Buffer Tuning for Proxy Throughput
Nginx buffers upstream responses before forwarding them to clients. If buffers are too small, Nginx overflows to temporary disk files, introducing disk I/O latency into the response path. Properly sized buffers keep the entire transaction in memory and allow Nginx to release the upstream connection sooner:
location /api/ {
proxy_pass http://app_servers;
proxy_buffering on;
proxy_buffer_size 16k;
proxy_buffers 8 32k;
proxy_busy_buffers_size 64k;
proxy_temp_path /var/cache/nginx/temp;
proxy_max_temp_file_size 0; # disable temp file overflow for API responses
}
proxy_buffer_size 16k covers the upstream response header. The pool of 8 x 32k buffers handles the body. Setting proxy_max_temp_file_size 0 forces all buffering to remain in memory for this location, appropriate when API responses are known to be compact. For large media downloads, leave temp files enabled and place the temp path on fast NVMe storage to minimize the penalty when the buffer overflows.
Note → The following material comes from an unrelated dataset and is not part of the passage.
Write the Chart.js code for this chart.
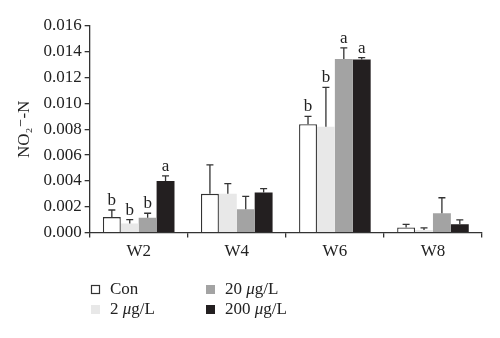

Performance-Aware Access Logging
Performance tuning requires observability. Nginx's flexible log format captures upstream response time, cache status, and connection timing data that feeds directly into monitoring dashboards and latency alerting:
http {
log_format performance
'$remote_addr - $remote_user [$time_local] '
'"$request" $status $body_bytes_sent '
'rt=$request_time '
'uct=$upstream_connect_time '
'uht=$upstream_header_time '
'urt=$upstream_response_time '
'cs=$upstream_cache_status';
access_log /var/log/nginx/solvethenetwork-access.log
performance buffer=64k flush=5s;
}
The buffer=64k flush=5s parameters batch log writes rather than flushing after every request, reducing disk I/O at high request rates. The $upstream_response_time field is the most actionable metric for identifying slow backend responses that inflate overall TTFB. Feeding this log into a tool like Loki or Elasticsearch lets the operations team correlate latency spikes with deployments, traffic surges, or database query regressions in near real time.